MBA with PySpark
- https://en.wikipedia.org/wiki/Association_rule_learning
- https://en.wikipedia.org/wiki/Apriori_algorithm
- https://pypi.org/project/apyori/
- https://spark.apache.org/docs/2.2.0/ml-frequent-pattern-mining.html
There are three major components of the Apriori algorithm:
- Support
- Confidence
- Lift
Support refers to the popularity of an item and can be calculated by finding the number of transactions containing a particular item divided by the total number of transactions
Confidence refers to the likelihood that an item B is also bought if item A is bought.
Lift refers to the increase in the ratio of the sale of B when A is sold.
- lift = 1 → There is no association between A and B.
- lift < 1→ A and B are unlikely to be bought together.
- lift > 1 → greater the lift, greater the likelihood of buying both products together.
The Apriori algorithm tries to extract rules for each possible combination of items.

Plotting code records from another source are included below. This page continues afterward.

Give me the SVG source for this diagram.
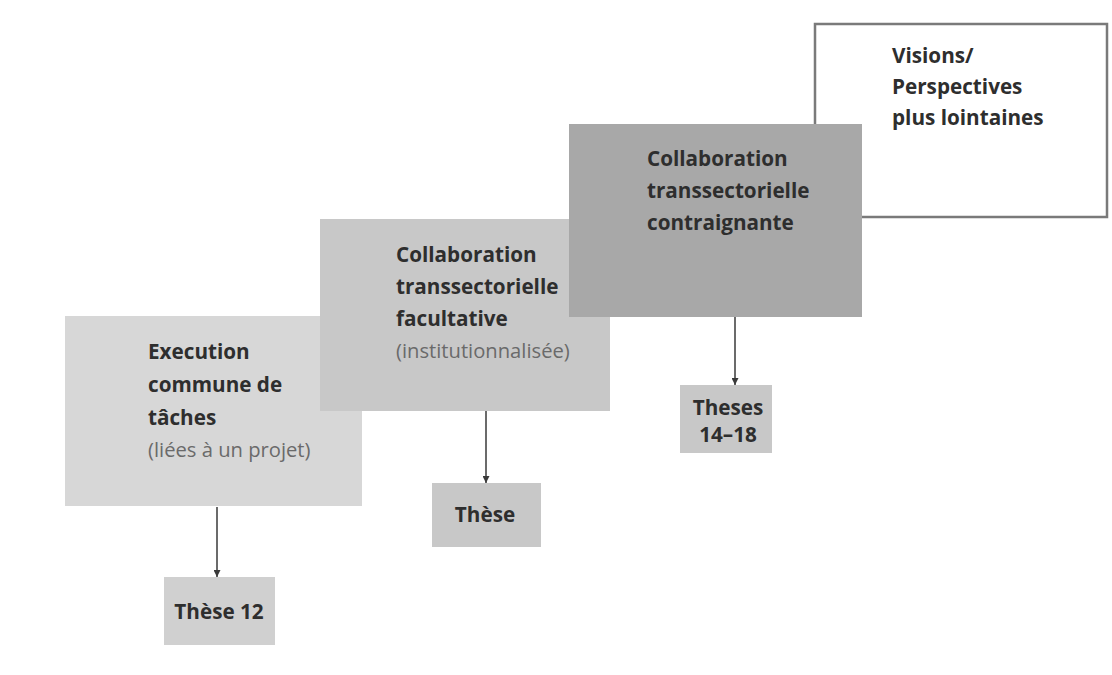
<svg xmlns="http://www.w3.org/2000/svg" width="1112" height="675" viewBox="0 0 1112 675">
  <defs>
    <marker id="arrow" viewBox="0 0 10 10" refX="10" refY="5" markerWidth="7" markerHeight="7" markerUnits="userSpaceOnUse" orient="auto">
      <path d="M0,0 L10,5 L0,10 z" fill="#3a3a3a"/>
    </marker>
  </defs>
  <style>
    .t { font-family: "Open Sans", "Noto Sans", "Liberation Sans", sans-serif; font-size: 20.7px; fill: #2e2e2e; }
    .b { font-weight: 700; }
    .n { font-weight: 400; font-size: 20.2px; fill: #6a6a6a; }
    .c { text-anchor: middle; }
    .edge { stroke: #3a3a3a; stroke-width: 1.5; fill: none; marker-end: url(#arrow); }
  </style>
  <rect width="1112" height="675" fill="#ffffff"/>

  <!-- stage 1 -->
  <g id="execution">
    <rect x="65" y="316" width="297" height="190" fill="#d7d7d7"/>
    <text class="t b" x="148" y="359">Execution</text>
    <text class="t b" x="148" y="392">commune de</text>
    <text class="t b" x="148" y="425">tâches</text>
    <text class="t n" x="148" y="457">(liées à un projet)</text>
  </g>

  <!-- stage 2 -->
  <g id="facultative">
    <rect x="320" y="219" width="290" height="192" fill="#c8c8c8"/>
    <text class="t b" x="396" y="262">Collaboration</text>
    <text class="t b" x="396" y="294">transsectorielle</text>
    <text class="t b" x="396" y="326">facultative</text>
    <text class="t n" x="396" y="358">(institutionnalisée)</text>
  </g>

  <!-- long-term outlook -->
  <g id="visions">
    <rect x="815" y="24" width="292" height="193" fill="#ffffff" stroke="#7a7a7a" stroke-width="2.5"/>
    <text class="t b" x="892" y="63">Visions/</text>
    <text class="t b" x="892" y="94">Perspectives</text>
    <text class="t b" x="892" y="125">plus lointaines</text>
  </g>

  <!-- stage 3 -->
  <g id="contraignante">
    <rect x="569" y="124" width="293" height="193" fill="#a8a8a8"/>
    <text class="t b" x="647" y="166">Collaboration</text>
    <text class="t b" x="647" y="198">transsectorielle</text>
    <text class="t b" x="647" y="230">contraignante</text>
  </g>

  <!-- theses -->
  <g id="these12">
    <rect x="164" y="577" width="111" height="68" fill="#d0d0d0"/>
    <text class="t b c" x="219" y="619">Thèse 12</text>
  </g>
  <g id="these">
    <rect x="432" y="483" width="109" height="64" fill="#c8c8c8"/>
    <text class="t b c" x="485" y="522">Thèse</text>
  </g>
  <g id="theses14-18">
    <rect x="680" y="385" width="92" height="68" fill="#c8c8c8"/>
    <text class="t b c" x="728" y="415">Theses</text>
    <text class="t b c" x="728" y="442">14–18</text>
  </g>

  <g id="connectors">
    <line class="edge" x1="217" y1="507" x2="217" y2="577"/>
    <line class="edge" x1="486" y1="411" x2="486" y2="483"/>
    <line class="edge" x1="735" y1="317" x2="735" y2="385"/>
  </g>
</svg>
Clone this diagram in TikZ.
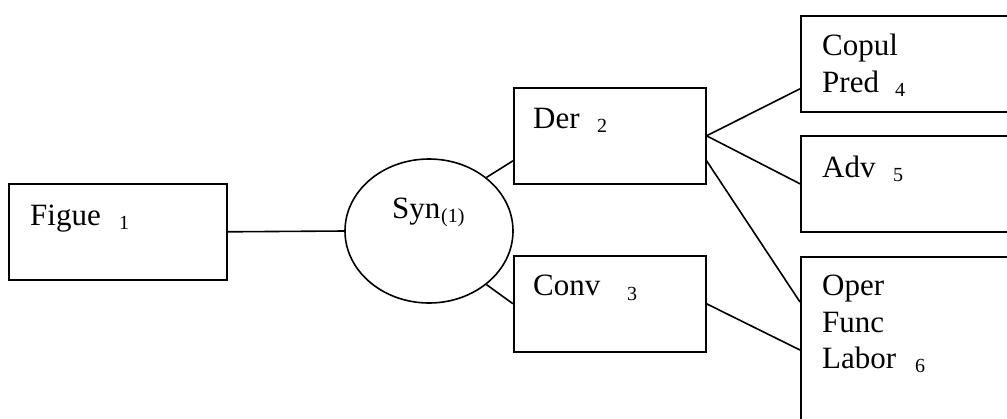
\documentclass[tikz,border=0pt]{standalone}
\usepackage{fontspec}
\setmainfont{Liberation Serif}
\usetikzlibrary{shapes.geometric}
\begin{document}
\begin{tikzpicture}[x=1pt,y=-1pt,
  box/.style={draw, line width=1.6pt, rectangle, inner sep=0pt, anchor=north west},
  oval/.style={draw, line width=1.6pt, ellipse, inner sep=0pt,
               minimum width=168pt, minimum height=144pt},
  word/.style={anchor=base west, inner sep=0pt, font=\fontsize{31}{37}\selectfont},
  idx/.style={anchor=base west, inner sep=0pt, font=\fontsize{20}{24}\selectfont},
  link/.style={line width=1.6pt}]
\useasboundingbox (0,0) rectangle (1007,418);
\fill[white] (0,0) rectangle (1007,418);
\clip (0,0) rectangle (1007,418);

% boxes and the oval
\node[box, minimum width=218pt, minimum height=96pt] (figue) at (8,183) {};
\node[oval] (syn) at (429,231) {};
\node[box, minimum width=192pt, minimum height=96pt] (der) at (513,87) {};
\node[box, minimum width=192pt, minimum height=96pt] (conv) at (513,255) {};
\node[box, minimum width=230pt, minimum height=96pt] (copul) at (800,15) {};
\node[box, minimum width=230pt, minimum height=96pt] (adv) at (800,135) {};
\node[box, minimum width=230pt, minimum height=184pt] (oper) at (800,256) {};

% labels
\node[word] (tfigue) at (30,225) {Figue};
\node[idx]  (ifigue) at (119,229) {1};
\node[word] (tsyn) at (392,218) {Syn};
\node[idx]  (isyn) at (441,222) {(1)};
\node[word] (tder) at (533,128) {Der};
\node[idx]  (ider) at (597,132) {2};
\node[word] (tconv) at (533,295) {Conv};
\node[idx]  (iconv) at (627,300) {3};
\node[word] (tcopul) at (822,55) {Copul};
\node[word] (tpred) at (822,92) {Pred};
\node[idx]  (ipred) at (895,96) {4};
\node[word] (tadv) at (822,177) {Adv};
\node[idx]  (iadv) at (893,181) {5};
\node[word] (toper) at (822,295) {Oper};
\node[word] (tfunc) at (822,332) {Func};
\node[word] (tlabor) at (822,368) {Labor};
\node[idx]  (ilabor) at (915,372) {6};

% connectors
\draw[link] (figue.east) -- (syn.west);
\draw[link] (syn.43) -- ([yshift=-25pt]der.west);
\draw[link] (syn.-43) -- (conv.west);
\draw[link] (der.east) -- ([yshift=-25pt]copul.west);
\draw[link] (der.east) -- (adv.west);
\draw[link] ([yshift=-25pt]der.east) -- ([yshift=-46pt]oper.north west);
\draw[link] (conv.east) -- ([yshift=-94pt]oper.north west);
\end{tikzpicture}
\end{document}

For larger dataset, this computation can make the process extremely slow.
To speed up the process, we need to perform the following steps:
- Set a minimum value for support and confidence. This means that we are only interested in finding rules for the items that have certain default existence (e.g. support) and have a minimum value for co-occurrence with other items (e.g. confidence).
- Extract all the subsets having a higher value of support than a minimum threshold.
- Select all the rules from the subsets with confidence value higher than the minimum threshold.
- Order the rules by descending order of Lift.